I'm still going to blow it. I'm still halting, faltering and weak and inconsistent. But, oh God, in my heart of hearts, would you forgive me again? Realign me again to get back on the team again, to strive to build your church, your kingdom on earth, like the one that's up in heaven. That means Jesus having all rule and honor and glory. Lead us not into temptation, but deliver us from evil. That's the next part. God, don't. Would you guard me from the stuff that would really get me off track bad?

That's what he's saying. Would you keep me from the things that would really cause me to miss this and really cause me to not be effective for you? We just had a man that was esteemed as one of the greatest Christian spokesman in America today who was found to have an immoral affair. So I plead with God.

God, I can't keep Jeff Noblitt, but would you keep me? Deliver me from evil. Guard me from the things that would cause me to miss what all really matters. So say the model prayer. It's the foundation stone of it all.

And it's so much fun. It's so much fun to roll with the Lord on this thing. So we draw near to God in fellowship that we might realign ourselves to his purposes, his perspective, that we might get in on effectively building his kingdom in the earth. For now, that's local churches primarily, not only but primarily, to the end that his name would be hallowed.

He would be greatly glorified. That's why I get up in the morning. That's why I study. That's why I teach. That's why I teach in the Pastor Training Institute. And that's why I try to help with these pastors, mentoring them all over the world, because that's God's perspective.

That's God's purposes. And you, dear church, as your pastor, I can say, have been a faithful co-laborer with me, with us, your staff and leaders, to stay on this perspective. And that's why we fellowship with God. It certainly blesses us if it realigns us back to what really matters. Now, can I charge you this morning as I charge Jeff Noblitt? Let's recommit ourselves to a nearness to God.

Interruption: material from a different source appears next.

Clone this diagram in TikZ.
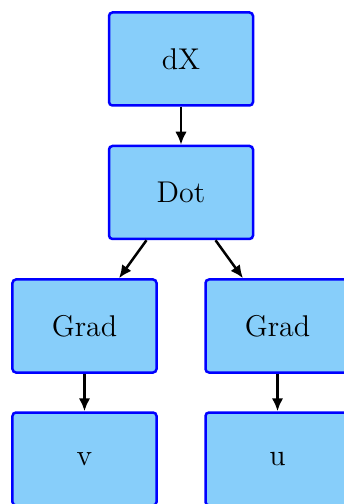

Now, one final caution. I've known people that never missed their quiet time, but they flat miss God. Now, this is a figure of speech. You're better to have three or four quiet times, but throughout the week and in your heart of hearts, you want to be on mission with God and you want to please God. You want to honor his kingdom and you enjoy him rather than never missing a quiet time. But it's just a rote, cold discipline. Amen? Amen.